Mid-November to December offers stable, winter weather as the rain and snow of true winter usually does not start in Nepal until mid-December. This period has the added advantage of avoiding the previous month's crowds. Low level and short treks up to about 3,700 meters (12,000 ft) are at their best at this time of year. The Pokhara region is ideal as are Helambu, Lagtang and Gorkha. Remember that most high passes can not be crossed safely after mid-December.

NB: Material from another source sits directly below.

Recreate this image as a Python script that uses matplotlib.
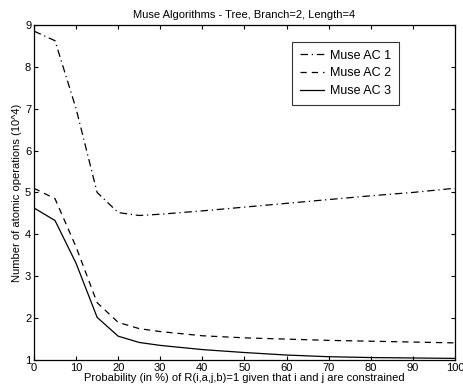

There are three hills surrounding the Kathmandu Valley that provide worthwhile hikes for the energetic with spectacular views. The six-kilometer (four-mile) trail to the top of Phulchoki begins behind Godavari school and is particularly beautiful with the spring flowers. From Budhailkantha, it is a four hour climb to the top of Shivapuri with panoramic views of the Himalayas and the Kathmandu Valley. The summit of Champa Devi above Pharping in the south of the Valley can be reached from above Hatiban, only two or three hours of climbing.

Trekking Agencies

River Trips Operators



Restaurants have vastly improved in the last few years in Nepal. Prices are low by Western standards. Indian, Chinese, Tibetan, Japanese, and even Thai cuisines can be found in Kathmandu, as well as a variety of European and Western menus. Large international hotels have three or four restaurants each, some of them excellent. Outside of Kathmandu it is often difficult to find appealing food in the Valley, even for a snack. Travellers on day outings should carry their own food. Hotels will provide packed lunches or you may prefer to take a snack from one of the bakeries or fresh fruit stands and make-do for a midday picnic.

Despite centuries of isolation and, in some places, a very fertile soil, Nepal has failed to develop a distictive style of cooking. The Nepalis enjoy eating sweets and spicy snacks. It can be an interesting free-for-all in Nepal when it comes to food.

The national drink, "chiya" (tea brewed together with milk, sugar and sometimes spices), is served in small glasses, scalding hot. Another popular home-made mountain drink is "chhang", a powerful sort of beer made with fermented barley, maize, rye or millet. Coca Cola and Pepsi is bottled in Kathmandu. Excellent Nepal brewed beer is widely available.



Not much of a night life in Nepal. Even in Kathmandu everything seems to close down by 10pm. However, Casino Nepal is in the premises of the Soal Oberoi Hotel. Here Indians toss small fortunes to the wind on baccarat, black jack, roulette, and other games. No Nepalis are permitted entry. This is one of the very few international casinos between Malaysia and Suez. If you decide to come, the casino will provide a free bus service back to your hotel and some complimentary play coupons for showing your incoming plane ticket stub within a week of arrival.

Some of the bigger hotels have traditional dances on certain evenings. Movie houses feature mainly Indian tear jerkers. There are a few western theaters.

When traveling to a country with the natural outdoor beauty as Nepal, it would be wise to be to sleep early and rise early. There is so much to see and do during the daylight ours.



Police: 226999
Himalayan Rescue Association: 418755
Fire: 221177
Red Cross Ambulance: 228094

International Access Code: 180
International Operator: 186
Directory Assistance:197

Country Code: 977
Kathmandu City Code: 01

When calling from within the same city, delete the city code from the number. When calling to another city within Nepal, use the entire city code. When calling from outside Nepal, delete the first digit (0) from the city code.